“Ninguém dormia porque a gente não deixava”

A gente, éramos nove raparigas. Andávamos a acartar madeira. Era aquelas travessas para a linha do comboio. A gente levantava-se de noite, de Verão. Levantávamo-nos aí à volta das duas horas, uma hora, e íamos para o pinhal. Há um larguinho, que chamam a praça, onde a gente cantava e o povo todo acordava. Depois íamos para o pinhal e acartávamos alguns carregos para o caminho. Pelo calor estávamos em casa e depois íamos outra vez buscar aqueles carregos que estavam lá. Ninguém dormia porque a gente não deixava. A gente cantava assim:

“Já rompe a aurora sobre a madrugada
Lindas flores vamos apanhar
O nosso rancho tem um primor
Lindos amores para comparar
O Sol raia sobre as flores
A lua brilha sem ter rival
Cantamos todos com alegria
Como este dia não há igual.”

Tudo acordava. A gente cantávamos isto mesmo no centro da terra, na praça. Tudo acordava. Ainda no outro dia estava assim uma a dizer:

- “Ai credo, fizeram aqui um barulho na praça. Não conseguia dormir.”

Digo assim:

- Foi pena não vir no meu tempo, que olhe que nesse tempo dormia-se bem.

A gente não deixava dormir. Oh, deixavas! Mas é o que eu digo, era uma vida de escravos, má, mas havia saúde, havia alegria. A gente conforme amanhecia, anoitecia.

Cantávamos ranchinhos, cantadinhos. Cantávamos por aí no campo. Era a sachar, a regar... Cantávamos umas de um lado e outras de outro. Havia muita gente. Ainda me recorda. Deles todos não, mas recorda-me ainda muitos. Há quantos anos que eu não digo isto, que eu não canto. Porque a gente cantava. Era assim:

“Ó violeta formosa, florida no jardim
Só espero de me ver bem um dia ao pé de ti.
Desfolhei um malmequer só para ver se tu me amavas,
Por fim acabei de ver nem sequer em mim pensavas.
Uma camélia vaidosa movida pelo ciúme
Abraçou-se a uma rosa para lhe roubar o perfume.
Ó Bela vem à janela vem ver o céu estrelado
Deixa o sono que te prende vem ouvir cantar o fado.
Ó Bela vem à janela, se não queres vem ao balcão
Vem ouvir as pancadinhas que dá o meu coração.”
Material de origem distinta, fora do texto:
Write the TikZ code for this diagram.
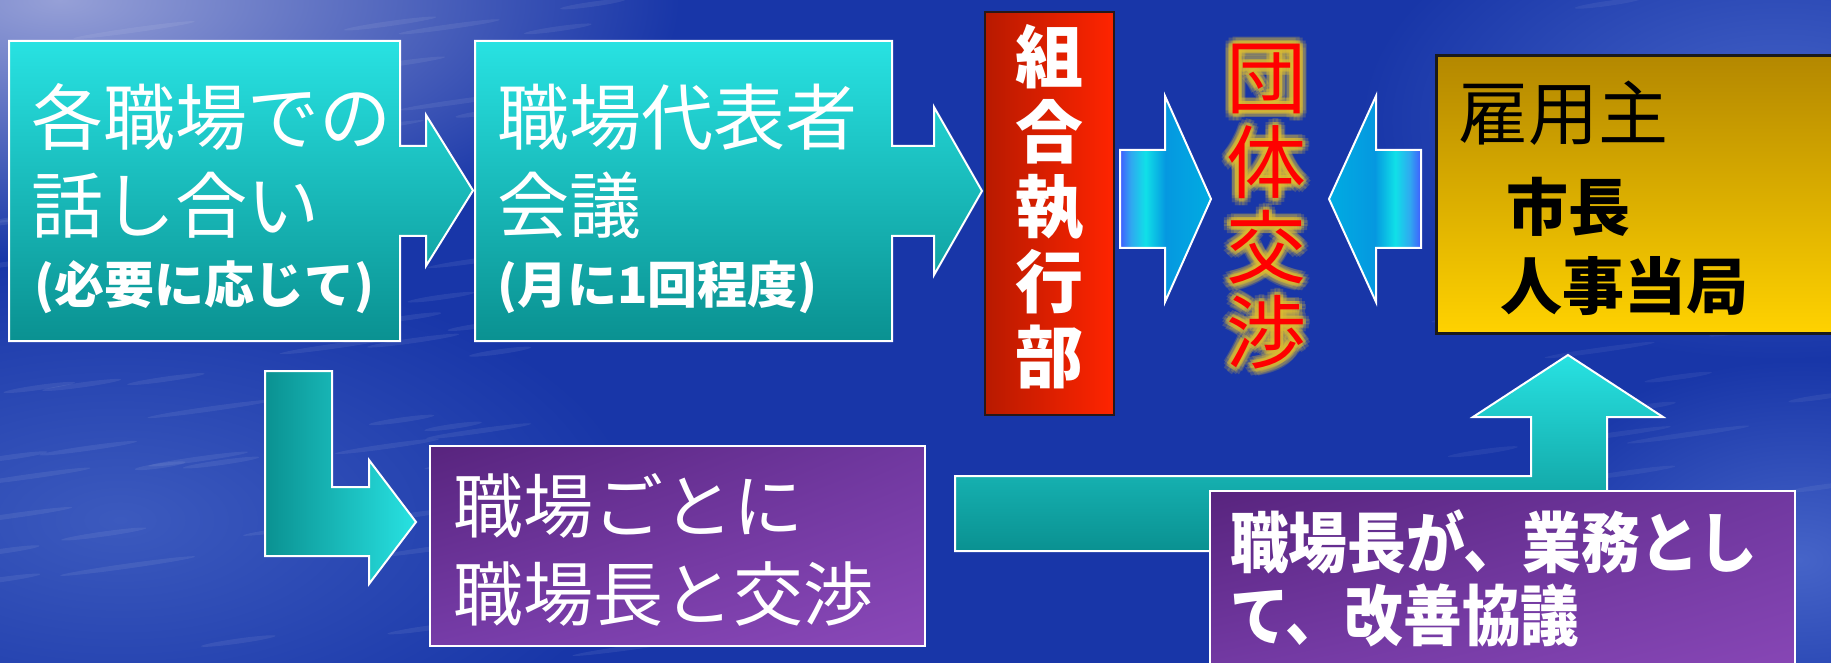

Isto eram os rapazes às raparigas. Devia ter aí uns 17, 18, quando eu andava no rancho. A gente ensaiava para o rancho em qualquer lado. Chegáramos a ter dois despiques. Um baile no outeiro e um baile no fundo. Havia um rancho no outeiro e outro no fundo. A gente vinha do trabalho ia para os ensaios. Agora uma pessoa está velha, não se pode mexer, não pode fazer nada. Os tempos que já lá vão.